LQWD Technologies Announces Non-Brokered Private Placement Update

VANCOUVER, BC / ACCESSWIRE / September 27, 2024 / LQWD Technologies Corp. (TSXV:LQWD)(OTCQB:LQWDF) ("LQWD" or the "Company") announces that it has cancelled its previously announced private placement on July 22, 2024, and September 9, 2024. The Company intends to complete a non-brokered private placement of up to 1.5 million units at a price of $0.65 per unit and up to 3.2 million units at a price of $0.70 per unit for aggregate gross proceeds of up to $3,215,000 (the "Private Placement").

Each $0.65 unit will consist of one common share of the Company and one-half of one common share purchase warrant. Each full warrant is exercisable into one common share at an exercise price of $0.90 per share at any time up to 18 months following the closing date of the Private Placement.

Each $0.70 unit will consist of one common share of the Company and one common share purchase warrant. Each warrant will entitle the holder to purchase one common share for a period of 5 years following the closing date with exercise prices as follows: 1/5th of the warrants will have an exercise price of $1.00 per share; 1/5th of the warrants will have an exercise price of $1.25 per share; 1/5th of the warrants will have an exercise price of $1.50 per share; 1/5th of the warrants will have an exercise price of $1.75 per share; and the remaining 1/5th of the warrants will have an exercise price of $2.00 per share.

The shares and warrants from the Private Placement are subject to a 4 month hold period before becoming free trading, and the warrants are also subject to acceleration provisions.

The net proceeds from the Private Placement will be used for, but are not limited to, continuing to expand LQWD's Lightning Network business and general working capital purposes.

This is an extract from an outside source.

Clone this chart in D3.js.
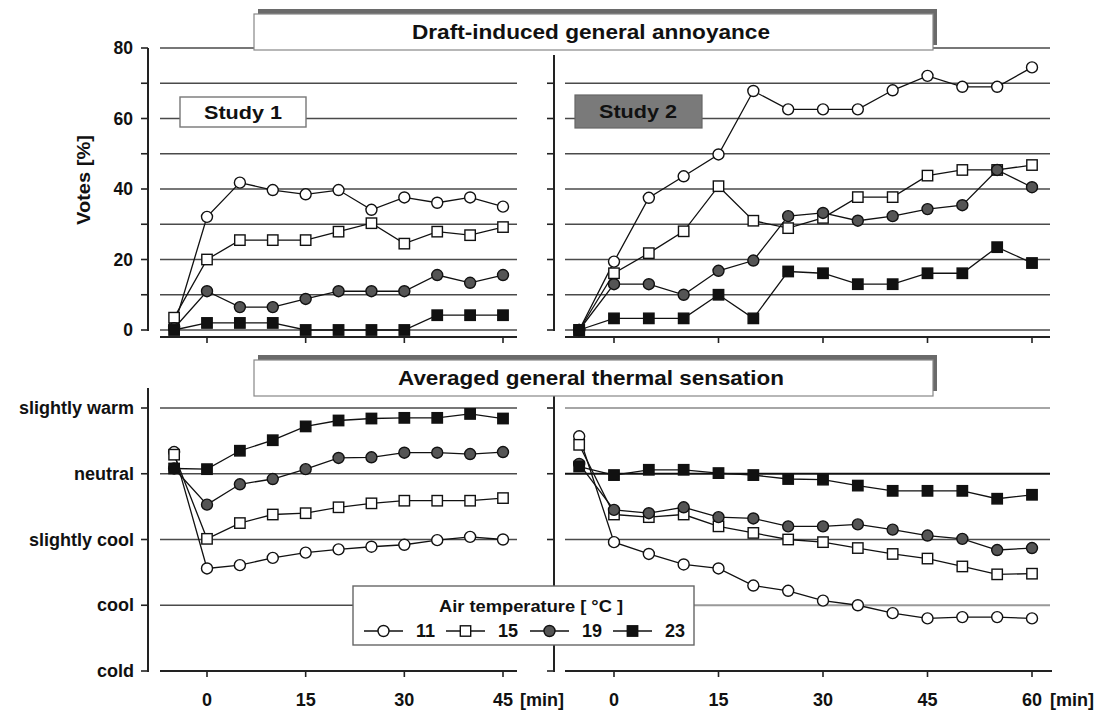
<!DOCTYPE html>
<html><head><meta charset="utf-8">
<script src="https://cdn.jsdelivr.net/npm/d3@7"></script>
<style>
html,body{margin:0;padding:0;background:#fff;}
svg text{font-family:"Liberation Sans",Arial,Helvetica,sans-serif;font-weight:bold;fill:#111;}
</style></head>
<body><svg id="c" width="1106" height="710"></svg>
<script>
// ---------- data ----------
const timesS1 = [-5,0,5,10,15,20,25,30,35,40,45];
const timesS2 = [-5,0,5,10,15,20,25,30,35,40,45,50,55,60];
const temps = ["11","15","19","23"];

const annoyS1_11 = [1, 32.1, 41.8, 39.7, 38.5, 39.7, 34.1, 37.6, 36.1, 37.6, 35.0];
const annoyS1_15 = [3.5, 20.0, 25.5, 25.5, 25.5, 27.9, 30.3, 24.5, 27.9, 26.9, 29.2];
const annoyS1_19 = [0.5, 11.0, 6.5, 6.5, 8.8, 11.0, 11.0, 11.0, 15.6, 13.4, 15.6];
const annoyS1_23 = [0, 2.0, 2.0, 2.0, 0, 0, 0, 0, 4.2, 4.2, 4.2];

const annoyS2_11 = [0, 19.4, 37.5, 43.6, 49.8, 67.8, 62.6, 62.6, 62.6, 68.0, 72.1, 69.0, 69.0, 74.5];
const annoyS2_15 = [0, 16.1, 21.8, 28.0, 40.8, 31.0, 28.9, 31.8, 37.7, 37.7, 43.8, 45.4, 45.4, 46.8];
const annoyS2_19 = [0, 13.0, 13.0, 10.0, 16.8, 19.7, 32.3, 33.2, 31.0, 32.3, 34.3, 35.4, 45.4, 40.5];
const annoyS2_23 = [0, 3.3, 3.3, 3.3, 10.0, 3.3, 16.6, 16.1, 13.0, 13.0, 16.1, 16.1, 23.5, 19.0];

const thermS1_11 = [0.33, -1.44, -1.39, -1.28, -1.20, -1.15, -1.11, -1.08, -1.01, -0.96, -1.00];
const thermS1_15 = [0.29, -0.99, -0.75, -0.62, -0.60, -0.51, -0.45, -0.41, -0.41, -0.41, -0.37];
const thermS1_19 = [0.08, -0.47, -0.16, -0.08, 0.07, 0.24, 0.25, 0.32, 0.32, 0.30, 0.33];
const thermS1_23 = [0.08, 0.07, 0.35, 0.51, 0.72, 0.81, 0.84, 0.85, 0.85, 0.91, 0.84];

const thermS2_11 = [0.57, -1.04, -1.22, -1.38, -1.44, -1.70, -1.78, -1.93, -2.00, -2.12, -2.20, -2.18, -2.18, -2.20];
const thermS2_15 = [0.44, -0.62, -0.66, -0.62, -0.80, -0.90, -1.00, -1.04, -1.13, -1.22, -1.29, -1.41, -1.53, -1.52];
const thermS2_19 = [0.15, -0.55, -0.60, -0.51, -0.66, -0.68, -0.80, -0.80, -0.77, -0.85, -0.94, -0.99, -1.16, -1.13];
const thermS2_23 = [0.11, -0.02, 0.06, 0.06, 0.01, -0.02, -0.08, -0.09, -0.18, -0.26, -0.26, -0.26, -0.38, -0.32];

const xTicksS1 = [0,15,30,45];
const xTicksS2 = [0,15,30,45,60];
const voteTicks = [0,10,20,30,40,50,60,70,80];
const voteLabels = [0,20,40,60,80];
const thermTicks = [-3,-2,-1,0,1];
const thermLabels = ["cold","cool","slightly cool","neutral","slightly warm"];

// ---------- layout ----------
const svg = d3.select("#c");
const xL = d3.scaleLinear().domain([0,45]).range([207,503]);
const xR = d3.scaleLinear().domain([0,60]).range([614,1032]);
const yTop = d3.scaleLinear().domain([0,80]).range([330,48]);
const yBot = d3.scaleLinear().domain([-3,1]).range([671,408]);

const gridCol = "#4a4a4a";

function hline(x1,x2,y,col,w){
  svg.append("line").attr("x1",x1).attr("x2",x2).attr("y1",y).attr("y2",y)
    .attr("stroke",col).attr("stroke-width",w);
}
function vline(x,y1,y2,col,w){
  svg.append("line").attr("x1",x).attr("x2",x).attr("y1",y1).attr("y2",y2)
    .attr("stroke",col).attr("stroke-width",w);
}
function text(x,y,s,size,anchor,len){
  const t = svg.append("text").attr("x",x).attr("y",y).text(s)
    .attr("font-size",size).attr("text-anchor",anchor||"middle");
  if(len){t.attr("textLength",len).attr("lengthAdjust","spacingAndGlyphs");}
  return t;
}

// --- top panels gridlines
[0,10,20,30,40,50,60,70,80].forEach(v=>{
  hline(160,517,yTop(v),gridCol,1.4);
  hline(565,1050,yTop(v),gridCol,1.4);
});

// top y axes
vline(148,yTop(80),yTop(0)+1,"#222",2);
voteTicks.forEach(v=>hline(141,148,yTop(v),"#222",1.6));
vline(554,yTop(78),yTop(0)+1,"#222",2);
voteTicks.filter(v=>v<80).forEach(v=>hline(547,554,yTop(v),"#222",1.6));
voteLabels.forEach(v=>text(133,yTop(v)+6,String(v),17.5,"end"));

// top x axes (no labels)
hline(160,517,337,"#222",2);
xTicksS1.forEach(t=>vline(xL(t),337,343,"#222",1.6));
hline(565,1050,337,"#222",2);
xTicksS2.forEach(t=>vline(xR(t),337,343,"#222",1.6));

// Votes label
text(0,0,"Votes [%]",18,"middle",90).attr("transform","translate(90,180) rotate(-90)");

// --- bottom panels gridlines
thermTicks.filter(v=>v>-3).forEach(v=>{
  hline(160,517,yBot(v),gridCol,1.4);
});
hline(565,1050,yBot(1),"#888",1.6);
hline(565,1050,yBot(0),"#111",2);
hline(565,1050,yBot(-1),gridCol,1.4);
hline(565,1050,yBot(-2),"#999",1.8);

// bottom y axes
vline(148,388,yBot(-3)+1,"#222",2);
thermTicks.forEach(v=>hline(141,148,yBot(v),"#222",1.6));
thermTicks.forEach((v,i)=>text(134,yBot(v)+6,thermLabels[i],18,"end"));
vline(554,396,yBot(-3)+1,"#222",2);
thermTicks.forEach(v=>hline(547,554,yBot(v),"#222",1.6));

// bottom x axes
hline(160,517,671,"#222",2.2);
xTicksS1.forEach(t=>{vline(xL(t),671,677,"#222",1.6);text(xL(t),706,String(t),18,"middle");});
text(520,706,"[min]",18,"start");
hline(565,1052,671,"#222",2.2);
xTicksS2.forEach(t=>{vline(xR(t),671,677,"#222",1.6);text(xR(t),706,String(t),18,"middle");});
text(1050,706,"[min]",18,"start");

// --- title boxes
function titleBox(y0,label,len){
  svg.append("rect").attr("x",258).attr("y",y0-5).attr("width",679).attr("height",36)
    .attr("fill","#6a6a6a");
  svg.append("rect").attr("x",254).attr("y",y0).attr("width",679).attr("height",36)
    .attr("fill","#fff").attr("stroke","#888").attr("stroke-width",1.2);
  text(591,y0+25,label,20,"middle",len);
}
titleBox(14,"Draft-induced general annoyance",358);
titleBox(360,"Averaged general thermal sensation",386);

// --- study boxes
svg.append("rect").attr("x",180).attr("y",97).attr("width",126).attr("height",30)
  .attr("fill","#fff").attr("stroke","#777").attr("stroke-width",1.4);
text(243,119,"Study 1",18,"middle",78);
svg.append("rect").attr("x",575).attr("y",95).attr("width",127).attr("height",33)
  .attr("fill","#7a7a7a").attr("stroke","#666").attr("stroke-width",1.2);
text(638,118,"Study 2",18,"middle",78);

// --- series
const styles = {
  "11":{shape:"circle",fill:"#fff"},
  "15":{shape:"square",fill:"#fff"},
  "19":{shape:"circle",fill:"#555"},
  "23":{shape:"square",fill:"#111"}
};
function marker(g,shape,fill,cx,cy){
  if(shape==="circle"){
    g.append("circle").attr("cx",cx).attr("cy",cy).attr("r",5.5)
      .attr("fill",fill).attr("stroke","#111").attr("stroke-width",1.4);
  } else {
    g.append("rect").attr("x",cx-5.2).attr("y",cy-5.2).attr("width",10.4).attr("height",10.4)
      .attr("fill",fill).attr("stroke","#111").attr("stroke-width",1.4);
  }
}
function series(times,vals,xs,ys,key){
  const g = svg.append("g");
  const pts = times.map((t,i)=>[xs(t),ys(vals[i])]);
  g.append("path").attr("d",d3.line()(pts)).attr("fill","none")
    .attr("stroke","#111").attr("stroke-width",1.3);
  pts.forEach(p=>marker(g,styles[key].shape,styles[key].fill,p[0],p[1]));
}
const topS1 = [annoyS1_11,annoyS1_15,annoyS1_19,annoyS1_23];
const topS2 = [annoyS2_11,annoyS2_15,annoyS2_19,annoyS2_23];
const botS1 = [thermS1_11,thermS1_15,thermS1_19,thermS1_23];
const botS2 = [thermS2_11,thermS2_15,thermS2_19,thermS2_23];
temps.forEach((k,i)=>{
  series(timesS1,topS1[i],xL,yTop,k);
  series(timesS2,topS2[i],xR,yTop,k);
  series(timesS1,botS1[i],xL,yBot,k);
  series(timesS2,botS2[i],xR,yBot,k);
});

// --- legend
svg.append("rect").attr("x",353).attr("y",586).attr("width",341).attr("height",59)
  .attr("fill","#fff").attr("stroke","#666").attr("stroke-width",1.4);
text(531,612,"Air temperature [ °C ]",16,"middle",184);
const legX = [364,446,530,613];
temps.forEach((k,i)=>{
  const g = svg.append("g");
  const x0 = legX[i];
  g.append("line").attr("x1",x0).attr("x2",x0+39).attr("y1",631).attr("y2",631)
    .attr("stroke","#111").attr("stroke-width",1.4);
  marker(g,styles[k].shape,styles[k].fill,x0+19.5,631);
  text(x0+52,637,k,18,"start");
});
</script></body></html>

Completion of the Private Placement is subject to certain conditions including, but not limited to, the receipt of all necessary regulatory approvals, including acceptance of the TSX Venture Exchange. It is anticipated that existing shareholders, directors, and management will be participating in the Private Placement. In connection with the Private Placement, the Company may pay a finder's fee of up to 5% on the applicable portion of the Private Placement.

About LQWD Technologies Corp.

LQWD Technologies Corp. is a leading provider of institutional-grade liquidity services for the Lightning Network. The Company's mission is to enhance the global adoption of Bitcoin by providing reliable and scalable liquidity solutions that power the Lightning Network. LQWD operates a growing number of Lightning Network nodes worldwide, ensuring efficient and cost-effective Bitcoin transactions for businesses and individuals alike.

For further information:

Ashley Garnot, Director
Phone: 1.604.669.0912
Email: ashley@lqwd.money
Website: www.lqwdtech.com
X: @LQWDTech

Forward-Looking Statements

This release contains "forward-looking information" within the meaning of applicable securities laws relating to the Company's business plans and the outlook of the Company's industry. Although the Company believes, considering the experience of its officers and directors, current conditions and expected future developments and other factors that have been considered appropriate, that the expectations reflected in this forward-looking information are reasonable, undue reliance should not be placed on them because the Company can give no assurance that they will prove to be correct. Actual results and developments may differ materially from those contemplated by these statements. The statements in this press release are made as of the date of this release and the Company assumes no responsibility to update them or revise them to reflect new events or circumstances other than as required by applicable securities laws.

Neither the TSX Venture Exchange nor its Regulation Services Provider (as that term is defined in the policies of the TSX Venture Exchange) accepts responsibility for the adequacy or accuracy of this release.

This release shall not constitute an offer to sell or the solicitation of an offer to buy the Units, nor shall there be any sale of the Units in any jurisdiction in which such offer, solicitation or sale would be unlawful prior to the registration or qualification under the securities laws of any such jurisdiction. The Units being offered will not be, and have not been, registered under the United States Securities Act of 1933, as amended, and may not be offered or sold within the United States or to, or for the account or benefit of, a U.S. person.